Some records
══════════

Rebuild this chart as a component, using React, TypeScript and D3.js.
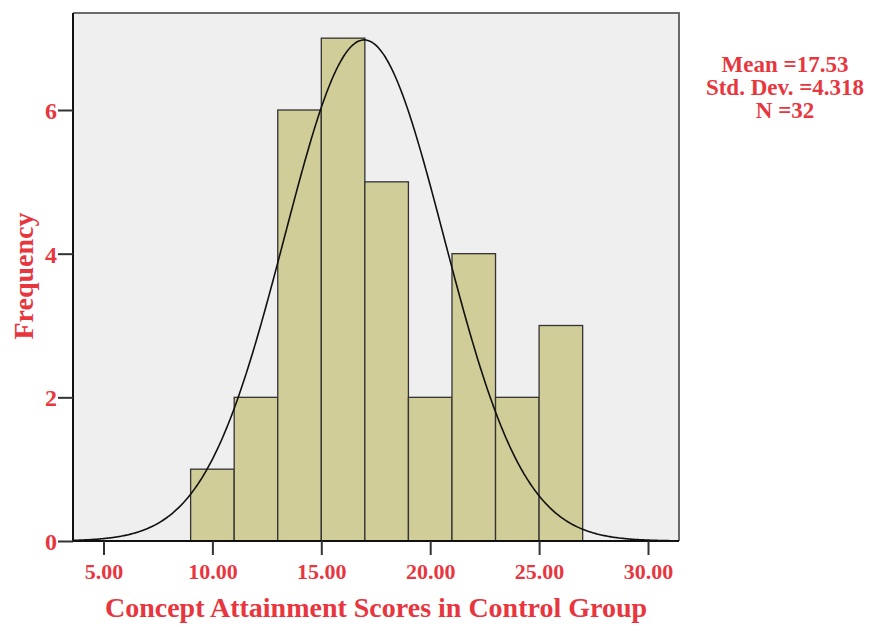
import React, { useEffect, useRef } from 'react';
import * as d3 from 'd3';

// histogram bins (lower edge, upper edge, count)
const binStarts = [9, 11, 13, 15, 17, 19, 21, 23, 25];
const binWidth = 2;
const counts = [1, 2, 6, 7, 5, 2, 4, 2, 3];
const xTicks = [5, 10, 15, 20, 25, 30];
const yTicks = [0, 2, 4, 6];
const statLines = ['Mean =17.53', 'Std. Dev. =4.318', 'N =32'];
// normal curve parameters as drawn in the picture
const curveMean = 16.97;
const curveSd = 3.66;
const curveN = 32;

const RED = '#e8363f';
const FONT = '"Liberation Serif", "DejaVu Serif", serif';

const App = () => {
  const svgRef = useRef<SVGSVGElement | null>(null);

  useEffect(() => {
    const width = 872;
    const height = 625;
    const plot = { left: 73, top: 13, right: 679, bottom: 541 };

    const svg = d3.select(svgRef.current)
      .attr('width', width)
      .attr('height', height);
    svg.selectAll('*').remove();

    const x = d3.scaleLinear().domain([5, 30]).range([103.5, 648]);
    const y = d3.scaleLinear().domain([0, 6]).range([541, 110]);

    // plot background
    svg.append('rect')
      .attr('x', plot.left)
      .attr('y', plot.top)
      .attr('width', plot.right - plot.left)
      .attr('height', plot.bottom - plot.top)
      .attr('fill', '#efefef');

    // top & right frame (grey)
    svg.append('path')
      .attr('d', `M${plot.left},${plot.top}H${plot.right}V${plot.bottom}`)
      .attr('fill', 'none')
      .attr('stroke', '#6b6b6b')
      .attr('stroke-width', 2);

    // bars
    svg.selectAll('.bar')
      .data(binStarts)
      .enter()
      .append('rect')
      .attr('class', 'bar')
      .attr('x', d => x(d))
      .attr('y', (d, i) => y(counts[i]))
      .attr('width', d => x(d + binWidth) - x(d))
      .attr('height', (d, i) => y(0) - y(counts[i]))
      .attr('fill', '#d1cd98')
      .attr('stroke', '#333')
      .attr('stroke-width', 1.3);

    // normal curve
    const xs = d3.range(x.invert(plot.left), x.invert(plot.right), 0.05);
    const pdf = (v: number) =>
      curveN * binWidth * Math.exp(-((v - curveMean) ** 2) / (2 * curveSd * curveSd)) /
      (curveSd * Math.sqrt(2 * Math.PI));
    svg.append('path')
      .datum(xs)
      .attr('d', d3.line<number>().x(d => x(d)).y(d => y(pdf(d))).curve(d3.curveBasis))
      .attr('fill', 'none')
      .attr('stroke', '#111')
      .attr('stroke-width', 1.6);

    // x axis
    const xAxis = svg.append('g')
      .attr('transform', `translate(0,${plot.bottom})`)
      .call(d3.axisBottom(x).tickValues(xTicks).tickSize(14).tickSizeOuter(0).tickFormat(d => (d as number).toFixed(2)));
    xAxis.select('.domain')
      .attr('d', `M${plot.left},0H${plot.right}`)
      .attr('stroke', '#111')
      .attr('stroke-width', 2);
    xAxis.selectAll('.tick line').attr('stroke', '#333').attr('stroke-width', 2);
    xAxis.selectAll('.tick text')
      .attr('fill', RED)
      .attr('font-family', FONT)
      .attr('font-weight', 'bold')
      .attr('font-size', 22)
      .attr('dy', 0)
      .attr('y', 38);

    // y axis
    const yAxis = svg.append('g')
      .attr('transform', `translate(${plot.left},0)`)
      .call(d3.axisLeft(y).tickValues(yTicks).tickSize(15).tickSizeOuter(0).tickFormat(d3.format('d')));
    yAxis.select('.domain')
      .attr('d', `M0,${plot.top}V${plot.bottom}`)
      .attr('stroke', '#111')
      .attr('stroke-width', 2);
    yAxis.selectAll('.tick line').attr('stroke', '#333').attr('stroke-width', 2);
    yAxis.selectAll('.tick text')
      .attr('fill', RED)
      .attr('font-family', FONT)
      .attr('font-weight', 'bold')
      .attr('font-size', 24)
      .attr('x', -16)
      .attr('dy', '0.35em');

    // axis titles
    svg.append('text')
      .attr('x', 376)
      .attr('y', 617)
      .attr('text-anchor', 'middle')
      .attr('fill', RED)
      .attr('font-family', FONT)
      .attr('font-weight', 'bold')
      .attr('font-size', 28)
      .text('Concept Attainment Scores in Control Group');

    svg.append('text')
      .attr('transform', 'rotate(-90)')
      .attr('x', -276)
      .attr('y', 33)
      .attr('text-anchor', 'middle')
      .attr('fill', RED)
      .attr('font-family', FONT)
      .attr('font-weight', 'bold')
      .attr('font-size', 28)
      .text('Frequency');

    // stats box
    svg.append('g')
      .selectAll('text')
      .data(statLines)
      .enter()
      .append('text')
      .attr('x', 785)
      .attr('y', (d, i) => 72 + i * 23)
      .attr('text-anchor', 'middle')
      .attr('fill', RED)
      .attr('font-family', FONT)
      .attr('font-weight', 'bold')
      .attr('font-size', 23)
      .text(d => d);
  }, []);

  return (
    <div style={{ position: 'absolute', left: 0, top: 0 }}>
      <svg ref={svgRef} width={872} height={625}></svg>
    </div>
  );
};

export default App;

══════════

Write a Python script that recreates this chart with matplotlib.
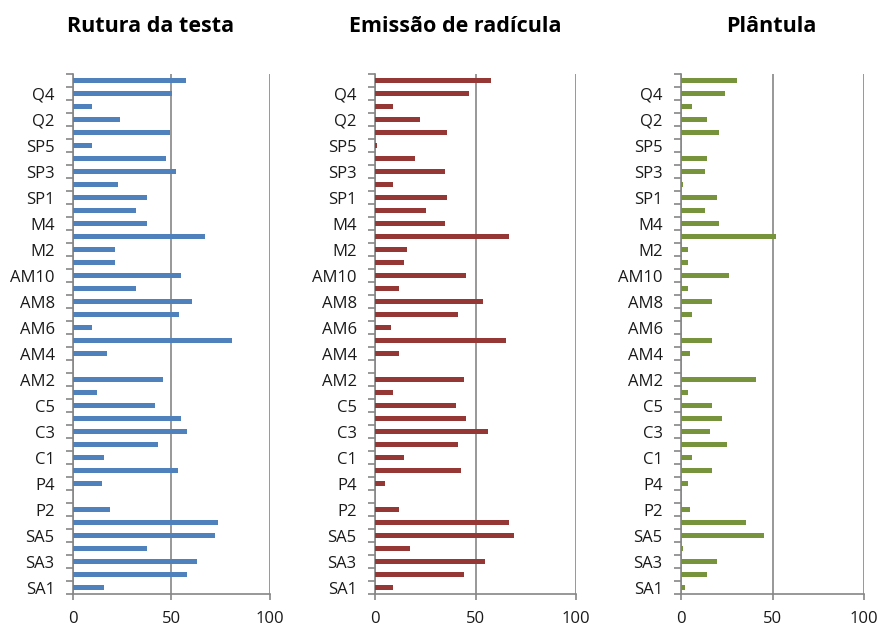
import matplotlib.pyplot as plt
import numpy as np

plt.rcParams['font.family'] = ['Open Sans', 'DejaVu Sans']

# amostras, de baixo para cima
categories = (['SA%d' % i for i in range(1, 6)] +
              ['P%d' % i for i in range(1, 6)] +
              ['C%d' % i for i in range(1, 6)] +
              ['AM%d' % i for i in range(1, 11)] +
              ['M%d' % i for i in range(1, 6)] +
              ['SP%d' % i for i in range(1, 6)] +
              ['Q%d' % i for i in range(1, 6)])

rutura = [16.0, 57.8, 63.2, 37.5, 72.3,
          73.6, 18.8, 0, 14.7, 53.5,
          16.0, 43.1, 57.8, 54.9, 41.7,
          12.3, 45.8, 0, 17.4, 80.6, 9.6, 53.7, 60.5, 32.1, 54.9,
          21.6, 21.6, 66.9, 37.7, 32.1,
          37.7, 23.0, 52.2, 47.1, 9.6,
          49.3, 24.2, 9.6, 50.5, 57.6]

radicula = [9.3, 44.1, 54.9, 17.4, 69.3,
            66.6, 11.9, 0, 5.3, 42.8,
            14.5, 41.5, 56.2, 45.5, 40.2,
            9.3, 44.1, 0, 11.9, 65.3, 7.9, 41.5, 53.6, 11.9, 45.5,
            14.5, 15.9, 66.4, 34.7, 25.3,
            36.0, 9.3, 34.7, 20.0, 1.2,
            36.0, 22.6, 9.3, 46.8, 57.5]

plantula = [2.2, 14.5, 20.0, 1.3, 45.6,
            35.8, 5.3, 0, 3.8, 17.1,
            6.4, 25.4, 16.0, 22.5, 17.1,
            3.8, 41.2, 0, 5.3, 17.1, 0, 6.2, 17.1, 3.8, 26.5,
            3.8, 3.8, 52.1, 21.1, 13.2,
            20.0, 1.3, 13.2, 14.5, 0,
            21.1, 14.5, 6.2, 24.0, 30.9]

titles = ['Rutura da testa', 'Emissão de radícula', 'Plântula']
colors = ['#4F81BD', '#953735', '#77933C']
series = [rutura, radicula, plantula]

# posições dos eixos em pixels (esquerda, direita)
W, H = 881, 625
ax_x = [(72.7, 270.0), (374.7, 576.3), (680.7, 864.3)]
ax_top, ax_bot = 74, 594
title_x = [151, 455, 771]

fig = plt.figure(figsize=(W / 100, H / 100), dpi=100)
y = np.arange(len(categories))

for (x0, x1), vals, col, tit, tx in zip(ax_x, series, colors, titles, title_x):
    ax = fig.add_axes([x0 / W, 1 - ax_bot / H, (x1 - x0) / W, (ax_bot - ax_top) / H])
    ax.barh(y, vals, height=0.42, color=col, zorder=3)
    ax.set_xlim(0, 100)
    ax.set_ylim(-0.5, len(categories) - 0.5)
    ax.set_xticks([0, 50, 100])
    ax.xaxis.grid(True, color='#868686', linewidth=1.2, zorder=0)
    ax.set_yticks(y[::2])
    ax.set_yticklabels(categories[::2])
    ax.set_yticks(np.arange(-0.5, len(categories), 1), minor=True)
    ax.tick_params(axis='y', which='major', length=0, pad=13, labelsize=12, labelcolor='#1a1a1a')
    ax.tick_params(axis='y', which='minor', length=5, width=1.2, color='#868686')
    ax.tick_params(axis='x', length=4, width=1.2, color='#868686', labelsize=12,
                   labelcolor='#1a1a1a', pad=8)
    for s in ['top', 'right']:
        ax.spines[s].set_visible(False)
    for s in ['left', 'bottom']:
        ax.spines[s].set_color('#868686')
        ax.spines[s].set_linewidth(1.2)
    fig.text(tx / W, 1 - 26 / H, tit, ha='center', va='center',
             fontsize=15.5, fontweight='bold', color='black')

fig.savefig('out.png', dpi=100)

══════════

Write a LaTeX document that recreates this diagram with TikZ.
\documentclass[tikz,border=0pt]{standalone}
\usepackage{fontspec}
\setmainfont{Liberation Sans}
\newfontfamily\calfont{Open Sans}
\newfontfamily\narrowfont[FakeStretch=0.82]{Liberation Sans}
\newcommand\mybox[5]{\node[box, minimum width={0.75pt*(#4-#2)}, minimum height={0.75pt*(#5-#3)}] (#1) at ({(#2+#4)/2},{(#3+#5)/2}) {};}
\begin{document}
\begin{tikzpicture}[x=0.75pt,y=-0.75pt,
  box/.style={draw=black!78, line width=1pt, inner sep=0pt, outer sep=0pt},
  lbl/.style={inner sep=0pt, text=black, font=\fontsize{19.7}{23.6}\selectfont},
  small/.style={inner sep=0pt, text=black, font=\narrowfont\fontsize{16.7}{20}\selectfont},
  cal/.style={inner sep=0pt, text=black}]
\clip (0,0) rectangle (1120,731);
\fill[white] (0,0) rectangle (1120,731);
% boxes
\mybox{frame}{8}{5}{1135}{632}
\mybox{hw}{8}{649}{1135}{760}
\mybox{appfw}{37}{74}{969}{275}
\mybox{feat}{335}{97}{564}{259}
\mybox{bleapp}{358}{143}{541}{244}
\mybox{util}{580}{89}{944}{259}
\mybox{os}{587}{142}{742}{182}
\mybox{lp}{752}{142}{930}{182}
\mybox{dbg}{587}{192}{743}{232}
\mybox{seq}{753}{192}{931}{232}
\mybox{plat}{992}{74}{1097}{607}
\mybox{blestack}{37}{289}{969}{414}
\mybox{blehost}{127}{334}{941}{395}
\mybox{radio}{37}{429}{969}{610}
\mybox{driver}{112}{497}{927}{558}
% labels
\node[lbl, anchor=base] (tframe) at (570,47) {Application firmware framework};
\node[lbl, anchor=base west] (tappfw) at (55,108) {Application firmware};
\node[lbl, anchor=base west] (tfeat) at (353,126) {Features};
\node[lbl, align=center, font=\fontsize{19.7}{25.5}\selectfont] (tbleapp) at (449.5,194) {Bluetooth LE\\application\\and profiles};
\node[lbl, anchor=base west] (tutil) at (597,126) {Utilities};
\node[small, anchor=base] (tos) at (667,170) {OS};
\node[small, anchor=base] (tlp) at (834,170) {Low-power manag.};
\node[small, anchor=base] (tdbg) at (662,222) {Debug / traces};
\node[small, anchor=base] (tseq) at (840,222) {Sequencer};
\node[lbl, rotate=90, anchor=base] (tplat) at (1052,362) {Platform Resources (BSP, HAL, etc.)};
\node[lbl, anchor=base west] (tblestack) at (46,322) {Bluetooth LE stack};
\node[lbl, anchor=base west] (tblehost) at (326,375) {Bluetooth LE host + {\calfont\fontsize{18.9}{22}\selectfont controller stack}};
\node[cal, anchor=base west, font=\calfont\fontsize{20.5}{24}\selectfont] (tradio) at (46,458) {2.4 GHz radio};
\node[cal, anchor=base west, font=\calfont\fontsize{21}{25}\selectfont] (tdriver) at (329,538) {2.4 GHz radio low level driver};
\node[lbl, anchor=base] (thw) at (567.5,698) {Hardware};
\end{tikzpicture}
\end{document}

══════════

Work to do: Without any pictures, set down the lines from the one holding "Rebuild this chart" through the one holding "import * as d3 from 'd3';".

Task result:
Rebuild this chart as a component, using React, TypeScript and D3.js.
import React, { useEffect, useRef } from 'react';
import * as d3 from 'd3';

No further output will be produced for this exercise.